**Stored data:**
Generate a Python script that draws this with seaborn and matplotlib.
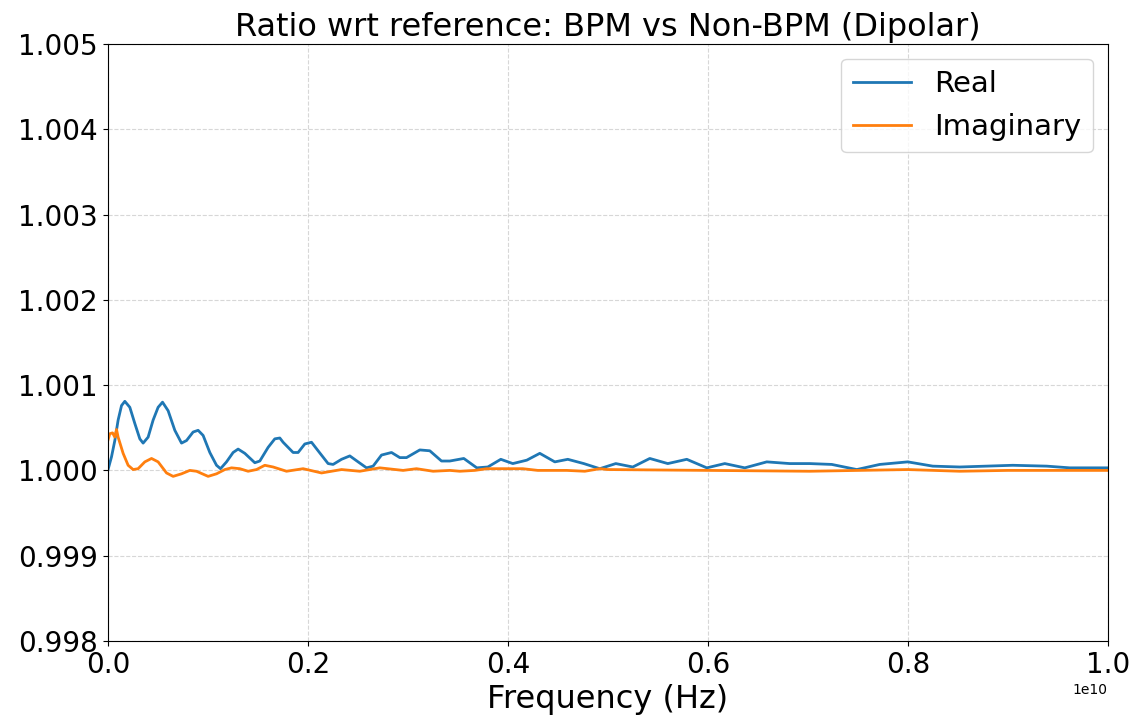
import matplotlib.pyplot as plt
import pandas as pd
import seaborn as sns

# values (x in units of 1e10 Hz)
real_freq = [0.000, 0.0037, 0.007, 0.0103, 0.0137, 0.017, 0.022, 0.027, 0.032, 0.0353,
             0.0403, 0.0453, 0.0503, 0.0547, 0.0603, 0.067, 0.0737, 0.0787, 0.0853,
             0.0903, 0.0953, 0.102, 0.1087, 0.1127, 0.1187, 0.1253, 0.1303, 0.137,
             0.147, 0.152, 0.1603, 0.167, 0.172, 0.1753, 0.1853, 0.1903, 0.197,
             0.2037, 0.2103, 0.2203, 0.2253, 0.2337, 0.242, 0.2503, 0.2587, 0.2653,
             0.2737, 0.2837, 0.292, 0.2987, 0.312, 0.322, 0.3337, 0.342, 0.356,
             0.369, 0.380, 0.393, 0.405, 0.419, 0.432, 0.447, 0.460, 0.476, 0.492,
             0.508, 0.525, 0.542, 0.560, 0.579, 0.599, 0.617, 0.637, 0.659, 0.682,
             0.702, 0.724, 0.749, 0.772, 0.800, 0.825, 0.852, 0.905, 0.939, 0.962,
             1.000]
real_ratio = [1.00000, 1.00016, 1.00035, 1.00059, 1.00076, 1.00081, 1.00074, 1.00055,
              1.00037, 1.00032, 1.00039, 1.00059, 1.00074, 1.00080, 1.00070, 1.00047,
              1.00032, 1.00035, 1.00045, 1.00047, 1.00041, 1.00021, 1.00006, 1.00002,
              1.00010, 1.00021, 1.00025, 1.00020, 1.00009, 1.00011, 1.00027, 1.00037,
              1.00038, 1.00033, 1.00021, 1.00021, 1.00031, 1.00033, 1.00023, 1.00008,
              1.00007, 1.00013, 1.00017, 1.00010, 1.00003, 1.00005, 1.00018, 1.00021,
              1.00015, 1.00015, 1.00024, 1.00023, 1.00011, 1.00011, 1.00014, 1.00003,
              1.00004, 1.00013, 1.00008, 1.00012, 1.00020, 1.00010, 1.00013, 1.00008,
              1.00002, 1.00008, 1.00004, 1.00014, 1.00008, 1.00013, 1.00003, 1.00008,
              1.00003, 1.00010, 1.00008, 1.00008, 1.00007, 1.00001, 1.00007, 1.00010,
              1.00005, 1.00004, 1.00006, 1.00005, 1.00003, 1.00003]

imag_freq = [0.000, 0.002, 0.0047, 0.007, 0.0087, 0.0103, 0.0153, 0.0203, 0.0253,
             0.0303, 0.037, 0.0437, 0.0503, 0.0587, 0.0653, 0.0737, 0.082, 0.0887,
             0.1003, 0.1087, 0.117, 0.1237, 0.132, 0.1403, 0.1487, 0.157, 0.1653,
             0.1787, 0.1953, 0.2137, 0.2337, 0.252, 0.272, 0.2953, 0.3087, 0.3253,
             0.342, 0.352, 0.367, 0.379, 0.415, 0.430, 0.459, 0.477, 0.492, 0.500,
             0.600, 0.702, 0.800, 0.852, 0.900, 1.000]
imag_ratio = [1.00035, 1.00043, 1.00044, 1.00039, 1.00048, 1.00039, 1.00020, 1.00006,
              1.00001, 1.00002, 1.00010, 1.00014, 1.00010, 0.99997, 0.99993, 0.99996,
              1.00000, 0.99999, 0.99993, 0.99996, 1.00001, 1.00003, 1.00002, 0.99999,
              1.00001, 1.00006, 1.00004, 0.99999, 1.00002, 0.99997, 1.00001, 0.99999,
              1.00003, 1.00000, 1.00002, 0.99999, 1.00000, 0.99999, 1.00000, 1.00002,
              1.00002, 1.00000, 1.00000, 0.99999, 1.00002, 1.00001, 1.00000, 0.99999,
              1.00001, 0.99999, 1.00000, 1.00000]

df_real = pd.DataFrame({"freq": [f * 1e10 for f in real_freq], "ratio": real_ratio})
df_imag = pd.DataFrame({"freq": [f * 1e10 for f in imag_freq], "ratio": imag_ratio})

fig, ax = plt.subplots(figsize=(11.35, 7.21), dpi=100)
fig.subplots_adjust(left=0.095, right=0.976, top=0.939, bottom=0.111)

sns.lineplot(data=df_real, x="freq", y="ratio", ax=ax, color="#1f77b4",
             linewidth=2, label="Real", estimator=None, sort=False)
sns.lineplot(data=df_imag, x="freq", y="ratio", ax=ax, color="#ff7f0e",
             linewidth=2, label="Imaginary", estimator=None, sort=False)

ax.set_xlim(0, 1e10)
ax.set_ylim(0.998, 1.005)
ax.set_title("Ratio wrt reference: BPM vs Non-BPM (Dipolar)", fontsize=23)
ax.set_xlabel("Frequency (Hz)", fontsize=23)
ax.set_ylabel("")
ax.tick_params(labelsize=20)
ax.grid(True, linestyle="--", alpha=0.5)
ax.legend(fontsize=21, loc="upper right")

plt.savefig("out.png", dpi=100)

**What you will do:**
Give the data again exactly as written, with all pictures left out.

**Solution:**
Generate a Python script that draws this with seaborn and matplotlib.
import matplotlib.pyplot as plt
import pandas as pd
import seaborn as sns

# values (x in units of 1e10 Hz)
real_freq = [0.000, 0.0037, 0.007, 0.0103, 0.0137, 0.017, 0.022, 0.027, 0.032, 0.0353,
             0.0403, 0.0453, 0.0503, 0.0547, 0.0603, 0.067, 0.0737, 0.0787, 0.0853,
             0.0903, 0.0953, 0.102, 0.1087, 0.1127, 0.1187, 0.1253, 0.1303, 0.137,
             0.147, 0.152, 0.1603, 0.167, 0.172, 0.1753, 0.1853, 0.1903, 0.197,
             0.2037, 0.2103, 0.2203, 0.2253, 0.2337, 0.242, 0.2503, 0.2587, 0.2653,
             0.2737, 0.2837, 0.292, 0.2987, 0.312, 0.322, 0.3337, 0.342, 0.356,
             0.369, 0.380, 0.393, 0.405, 0.419, 0.432, 0.447, 0.460, 0.476, 0.492,
             0.508, 0.525, 0.542, 0.560, 0.579, 0.599, 0.617, 0.637, 0.659, 0.682,
             0.702, 0.724, 0.749, 0.772, 0.800, 0.825, 0.852, 0.905, 0.939, 0.962,
             1.000]
real_ratio = [1.00000, 1.00016, 1.00035, 1.00059, 1.00076, 1.00081, 1.00074, 1.00055,
              1.00037, 1.00032, 1.00039, 1.00059, 1.00074, 1.00080, 1.00070, 1.00047,
              1.00032, 1.00035, 1.00045, 1.00047, 1.00041, 1.00021, 1.00006, 1.00002,
              1.00010, 1.00021, 1.00025, 1.00020, 1.00009, 1.00011, 1.00027, 1.00037,
              1.00038, 1.00033, 1.00021, 1.00021, 1.00031, 1.00033, 1.00023, 1.00008,
              1.00007, 1.00013, 1.00017, 1.00010, 1.00003, 1.00005, 1.00018, 1.00021,
              1.00015, 1.00015, 1.00024, 1.00023, 1.00011, 1.00011, 1.00014, 1.00003,
              1.00004, 1.00013, 1.00008, 1.00012, 1.00020, 1.00010, 1.00013, 1.00008,
              1.00002, 1.00008, 1.00004, 1.00014, 1.00008, 1.00013, 1.00003, 1.00008,
              1.00003, 1.00010, 1.00008, 1.00008, 1.00007, 1.00001, 1.00007, 1.00010,
              1.00005, 1.00004, 1.00006, 1.00005, 1.00003, 1.00003]

imag_freq = [0.000, 0.002, 0.0047, 0.007, 0.0087, 0.0103, 0.0153, 0.0203, 0.0253,
             0.0303, 0.037, 0.0437, 0.0503, 0.0587, 0.0653, 0.0737, 0.082, 0.0887,
             0.1003, 0.1087, 0.117, 0.1237, 0.132, 0.1403, 0.1487, 0.157, 0.1653,
             0.1787, 0.1953, 0.2137, 0.2337, 0.252, 0.272, 0.2953, 0.3087, 0.3253,
             0.342, 0.352, 0.367, 0.379, 0.415, 0.430, 0.459, 0.477, 0.492, 0.500,
             0.600, 0.702, 0.800, 0.852, 0.900, 1.000]
imag_ratio = [1.00035, 1.00043, 1.00044, 1.00039, 1.00048, 1.00039, 1.00020, 1.00006,
              1.00001, 1.00002, 1.00010, 1.00014, 1.00010, 0.99997, 0.99993, 0.99996,
              1.00000, 0.99999, 0.99993, 0.99996, 1.00001, 1.00003, 1.00002, 0.99999,
              1.00001, 1.00006, 1.00004, 0.99999, 1.00002, 0.99997, 1.00001, 0.99999,
              1.00003, 1.00000, 1.00002, 0.99999, 1.00000, 0.99999, 1.00000, 1.00002,
              1.00002, 1.00000, 1.00000, 0.99999, 1.00002, 1.00001, 1.00000, 0.99999,
              1.00001, 0.99999, 1.00000, 1.00000]

df_real = pd.DataFrame({"freq": [f * 1e10 for f in real_freq], "ratio": real_ratio})
df_imag = pd.DataFrame({"freq": [f * 1e10 for f in imag_freq], "ratio": imag_ratio})

fig, ax = plt.subplots(figsize=(11.35, 7.21), dpi=100)
fig.subplots_adjust(left=0.095, right=0.976, top=0.939, bottom=0.111)

sns.lineplot(data=df_real, x="freq", y="ratio", ax=ax, color="#1f77b4",
             linewidth=2, label="Real", estimator=None, sort=False)
sns.lineplot(data=df_imag, x="freq", y="ratio", ax=ax, color="#ff7f0e",
             linewidth=2, label="Imaginary", estimator=None, sort=False)

ax.set_xlim(0, 1e10)
ax.set_ylim(0.998, 1.005)
ax.set_title("Ratio wrt reference: BPM vs Non-BPM (Dipolar)", fontsize=23)
ax.set_xlabel("Frequency (Hz)", fontsize=23)
ax.set_ylabel("")
ax.tick_params(labelsize=20)
ax.grid(True, linestyle="--", alpha=0.5)
ax.legend(fontsize=21, loc="upper right")

plt.savefig("out.png", dpi=100)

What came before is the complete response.